‘American Wind Week’ Launches to Teach America About the Power of Wind

In late July, Invenergy and GE Renewable Energy announced the renewable “Giga-project” Wind Catcher Energy Connection, which will link more than 1.1 million residents in the south central portion of the country with wind energy harvested from what will be the second-largest wind farm in the world, located in Oklahoma. Almost simultaneously, the American Wind Energy Association (AWEA) released Q2 2017 figures that showed a 40 percent increase in wind project development over the previous year. Finally, oil and gas stakeholders seeking to learn about offshore wind business opportunities are heading to the Offshore Wind Executive Summit (OWES), which takes place in Houston, Texas on August 9 and 10.

2,000-MW Wind Catcher

Once operational in 2020, the Wind Catcher facility is a 2,000-MW (2 GW) wind farm that will be the largest in the U.S. and second-largest in the world. The wind facility is part of the $4.5 billion Wind Catcher Energy Connection that also includes an approximately 350-mile dedicated, extra-high voltage power line. American Electric Power (AEP) utility subsidiaries Public Service Co. of Oklahoma (PSO) and Southwestern Electric Power Co. (SWEPCO) are asking utility regulators in Louisiana, Arkansas, Texas and Oklahoma to approve plans to purchase the wind farm from Invenergy upon completion of construction and to build the power line to serve PSO and SWEPCO’s more than 1.1 million customers.

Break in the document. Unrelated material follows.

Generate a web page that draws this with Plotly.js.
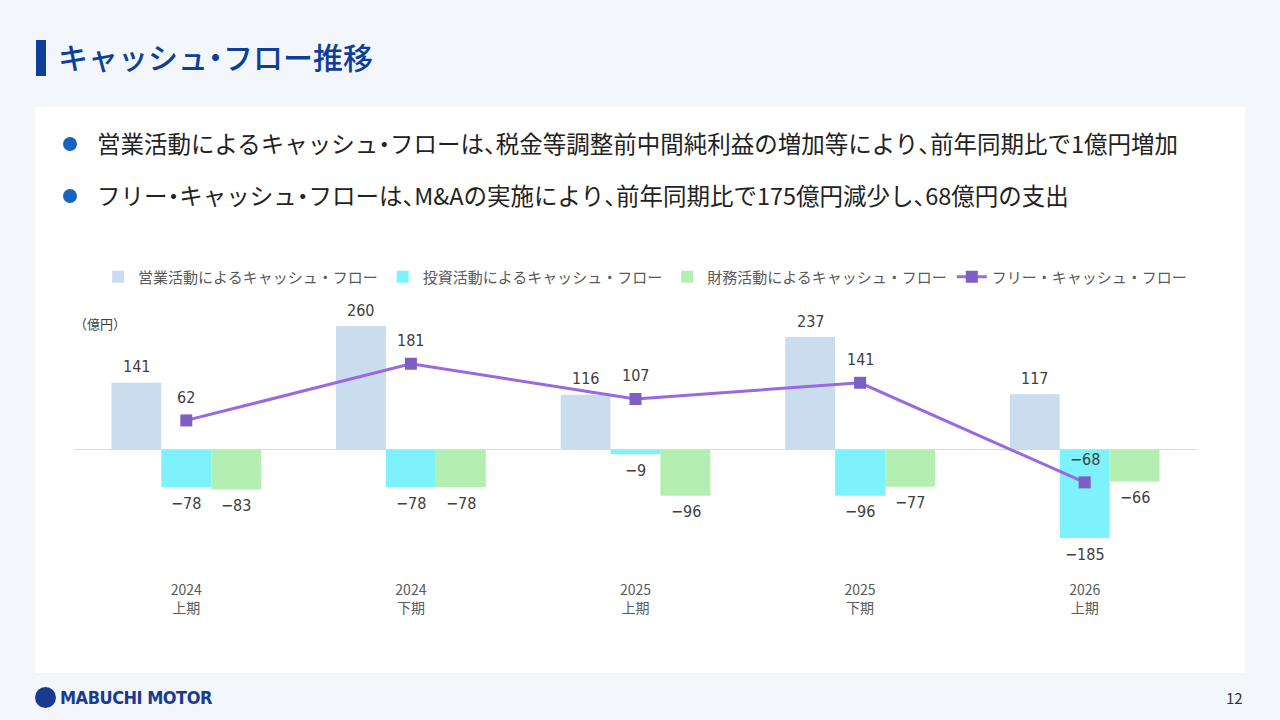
<!DOCTYPE html>
<html lang="ja">
<head>
<meta charset="utf-8">
<script src="https://cdn.plot.ly/plotly-3.0.1.min.js"></script>
<style>
  html, body { margin: 0; padding: 0; }
  body {
    width: 1280px; height: 720px; overflow: hidden; position: relative;
    background: #f3f7fc; font-family: "Noto Sans CJK JP", "Noto Sans", sans-serif;
  }
  .titlebar { position: absolute; left: 36px; top: 40px; width: 10px; height: 36px; background: #0d3f9a; }
  .title { position: absolute; left: 58px; top: 34px; font-size: 30px; font-weight: 500; color: #0d3f9a; line-height: 44px; }
  .panel { position: absolute; left: 35px; top: 107px; width: 1210px; height: 566px; background: #ffffff; }
  .bullet { position: absolute; left: 63px; font-size: 23.5px; color: #222222; line-height: 30px; white-space: nowrap; }
  .bullet::before {
    content: ""; position: absolute; left: 0; top: 9px; width: 14px; height: 14px;
    border-radius: 50%; background: #1565c0;
  }
  .bullet > span { margin-left: 34px; }
  .h { font-feature-settings: "halt"; }
  #chart { position: absolute; left: 0; top: 0; width: 1280px; height: 720px; }
  .logo { position: absolute; left: 35px; top: 685px; height: 24px; display: flex; align-items: center; }
  .logo .mark { width: 21px; height: 21px; border-radius: 50%; background: #1a3a8f; margin-right: 4px; }
  .logo .name { font-family: "DejaVu Sans Condensed", "Liberation Sans Narrow", sans-serif; font-stretch: condensed; font-weight: bold; font-size: 18px; color: #1a3a8f; letter-spacing: -0.5px; }
  .page { position: absolute; left: 1226px; top: 687px; font-size: 15px; color: #333333; }
</style>
</head>
<body>
<div class="titlebar"></div>
<div class="title">キャッシュ<span class="h">・</span>フロー推移</div>
<div class="panel"></div>
<div class="bullet" style="top:128px;"><span>営業活動によるキャッシュ<span class="h">・</span>フローは<span class="h">、</span>税金等調整前中間純利益の増加等により<span class="h">、</span>前年同期比で1億円増加</span></div>
<div class="bullet" style="top:180px;"><span>フリー<span class="h">・</span>キャッシュ<span class="h">・</span>フローは<span class="h">、</span>M&amp;Aの実施により<span class="h">、</span>前年同期比で175億円減少し<span class="h">、</span>68億円の支出</span></div>
<div id="chart"></div>
<div class="logo"><div class="mark"></div><div class="name">MABUCHI MOTOR</div></div>
<div class="page">12</div>
<script>
// periods
const periods = ['2024上期', '2024下期', '2025上期', '2025下期', '2026上期'];
const periodLabels = ['2024<br>上期', '2024<br>下期', '2025<br>上期', '2025<br>下期', '2026<br>上期'];

// cash flows (億円)
const operatingCF = [141, 260, 116, 237, 117];
const investingCF = [-78, -78, -9, -96, -185];
const financingCF = [-83, -78, -96, -77, -66];
const freeCF = [62, 181, 107, 141, -68];

const seriesNames = [
  '営業活動によるキャッシュ・フロー',
  '投資活動によるキャッシュ・フロー',
  '財務活動によるキャッシュ・フロー',
  'フリー・キャッシュ・フロー'
];

function fmt(v) {
  return v < 0 ? '\u2212' + Math.abs(v) : String(v);
}

const numFont = { family: '"DejaVu Sans Condensed", "Liberation Sans Narrow", "Noto Sans", sans-serif', size: 16, color: '#404040' };

function barTrace(name, values, color) {
  return {
    type: 'bar',
    name: name,
    x: periods,
    y: values,
    marker: { color: color }
  };
}

const data = [
  barTrace(seriesNames[0], operatingCF, '#c9ddef'),
  barTrace(seriesNames[1], investingCF, '#7ef2fc'),
  barTrace(seriesNames[2], financingCF, '#b3efb0'),
  {
    type: 'scatter',
    mode: 'lines+markers',
    name: seriesNames[3],
    x: periods,
    y: freeCF,
    line: { color: '#9a68e3', width: 3 },
    marker: { symbol: 'square', size: 12, color: '#7d5fc4' },
    cliponaxis: false
  }
];

// value labels, placed at each value through the axes
const annotations = [];
[operatingCF, investingCF, financingCF].forEach(function (vals, k) {
  vals.forEach(function (v, i) {
    annotations.push({
      x: periods[i], y: v, xref: 'x', yref: 'y',
      xshift: (k - 1) * 50, yshift: v >= 0 ? 16 : -16,
      text: fmt(v), showarrow: false, font: numFont
    });
  });
});
freeCF.forEach(function (v, i) {
  annotations.push({
    x: periods[i], y: v, xref: 'x', yref: 'y',
    yshift: 23, text: fmt(v), showarrow: false, font: numFont
  });
});
annotations.push({
  text: '（億円）',
  xref: 'paper', yref: 'paper',
  x: 0, y: (580 - 323) / 292,
  xanchor: 'left', yanchor: 'middle',
  xshift: -2,
  showarrow: false,
  font: { size: 13, color: '#404040' }
});

const layout = {
  width: 1280,
  height: 720,
  paper_bgcolor: 'rgba(0,0,0,0)',
  plot_bgcolor: 'rgba(0,0,0,0)',
  margin: { l: 74, r: 83, t: 288, b: 140, autoexpand: false },
  barmode: 'group',
  bargap: 1 / 3,
  bargroupgap: 0,
  font: { family: '"Noto Sans CJK JP", "Noto Sans", sans-serif', color: '#595959' },
  showlegend: true,
  legend: {
    orientation: 'h',
    xref: 'container', yref: 'container',
    x: 0.504, y: 1 - 277 / 720,
    xanchor: 'center', yanchor: 'middle',
    font: { size: 15, color: '#595959' },
    bgcolor: 'rgba(0,0,0,0)'
  },
  xaxis: {
    tickmode: 'array',
    tickvals: periods,
    ticktext: periodLabels,
    tickfont: { size: 14, color: '#595959' },
    showgrid: false,
    showline: false,
    zeroline: false,
    ticks: ''
  },
  yaxis: {
    range: [-273, 340],
    showgrid: false,
    showticklabels: false,
    zeroline: true,
    zerolinecolor: '#d9d9d9',
    zerolinewidth: 1,
    showline: false
  },
  annotations: annotations
};

Plotly.newPlot('chart', data, layout, { staticPlot: true });
</script>
</body>
</html>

The 2.5-MW GE turbines that will power the project will be installed with GE’s Digital Wind Farm solutions, which provide software to support wind operations including Asset Performance Management and Operations Optimization.

Construction of the Wind Catcher facility started in 2016, and Invenergy is contracted to operate the facility for the first five years.

Wind Power Construction Up 40 Percent

Upwards of 40 percent more wind power projects are under construction or in advanced development in the U.S. than were at this time last year, according to second-quarter results released by the American Wind Energy Association (AWEA).

Across the country, 29 wind projects, representing a combined 3,841 MW, announced that they either began construction or entered advanced development in April through June 2017, for a total of 25,819 MW of wind projects currently under way. That is up more than 7,500 MW from the 18,279 MW as of one year ago, an impressive feat because nearly 10,000 MW of additional wind projects came online over that time period and therefore were subtracted from the under-construction total.  

Nearly 80 percent of current wind turbine construction and advanced development activity is occurring in the Midwest, Texas and the Mountain West, as America’s rich wind resources draw even more business to heartland states.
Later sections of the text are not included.